I was about seven years old and visiting the city with mum when I saw a beautiful Dolls House in the window of the Legacy Shop in Elizabeth St. My reaction was to ask mum to buy it. She explained we couldn’t afford it. We continued to see it in the window over a period of months until my mum decided to go in with me to have a closer look. They told us it was a prize in a raffle and we bought a ticket for sixpence.

Craftmans Letter

Many months later as I was coming home on the tram from my school at
Rose Bay, I saw mum at the tram stop. This was unusual as I always walked down Salisbury Rd on my own. She greeted me and reminded me of the Dolls House Raffle and told me I had won it!

It was the most beautiful house I’d ever seen and it was waiting for me at home. I spent many hours playing with it and sharing it with friends. It was built by a man in Rose Bay in about 1950 as a fund raiser for legacy. It had everything. There were miniature windows, a chimney, a fireplace, doors that opened and shut and a part of the roof which lifted up; a fully equipped miniature kitchen and bathroom-it even had a frosted window in the bathroom. There was a shower curtain, a small vanity unit with a mirrored door that opened revealing a shelf, a set of stairs to the two upstairs bedrooms…it now needs renovation to restore its splendour after many years of use by me, sisters, friends, sons and various relatives over the years.

The Craftman's Letter

2.     Factory Story [1968-1969]

Rosemary 1969


While at Uni, over the 1968-69 Christmas period, I worked at Westons Biscuit Factory in Camperdown.
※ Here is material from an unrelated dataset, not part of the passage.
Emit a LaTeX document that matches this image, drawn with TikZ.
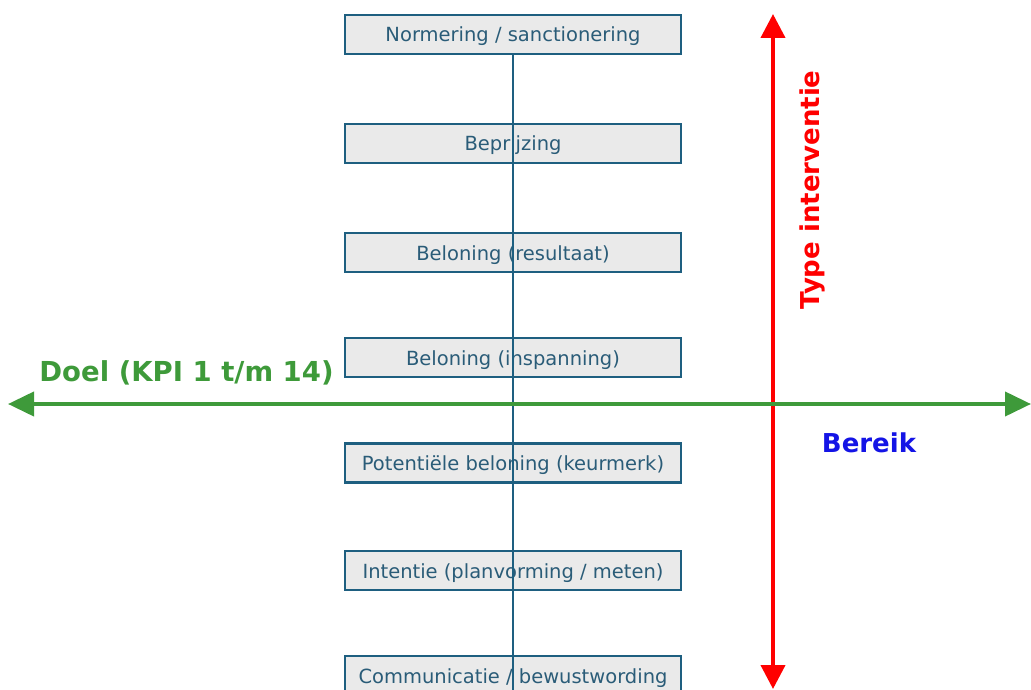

I was a shift worker with a Bundy clock forcing workers to queue at the beginning and end of shifts. I was identified very quickly as someone with an academic background even though I did not tell them that I was a university student. I was offered a job weighing biscuits so I had to apparently have a great handle on maths. They asked if I had a handle on fractions. I said yes. So I was put to work at the end of the process where the chocolate, cream and the jam was put into the biscuits. Prior to this I had been packaging up biscuits and getting them off the conveyor belt. My new task was to weigh the biscuits before each process and, at the end, pass the information onto the Manager of the factory, a little Scottish man.

Now that sounds all very simple and the girl before me who had been doing it found it okay. I earned a bonus of $1pw so I earned a total of $26pw instead of $25. An extra $1 was a lot to me back then.

I kept doing this weighing and reporting and was finding that there was too much chocolate or too much cream, erratic kind of covering of these biscuits. Having reported the truth to the little Scottish man I was in big trouble with the men who ran the machines and the mechanics that looked after them. They sat up in an attic watching, [smoking of course}, the machines go around and all the women doing the hard work down below and very rarely coming down to fix the machines.

They came up to me after a couple of days and said “you must not report accurately on the biscuits, you must show us the figures and we will tell you what to report to the manager”. There was no way I would do that. I felt that I had a job to do and it was to give the information to the manager. I kept doing it.

On my last evening at the factory [I had found another job at the university in the administrative enrolments], I was confronted by the group of male watchers, very big men, waiting outside across the street at the bus stop. I was terrified but fortunately heard my sister’s voice just near me. For the first time I was being picked up by my sister and her boyfriend. I was able to get into the car and drive off shaking.

There were many other stories I could relate about the poverty people experienced, the lack of childcare and the awful situation many of those women suffered.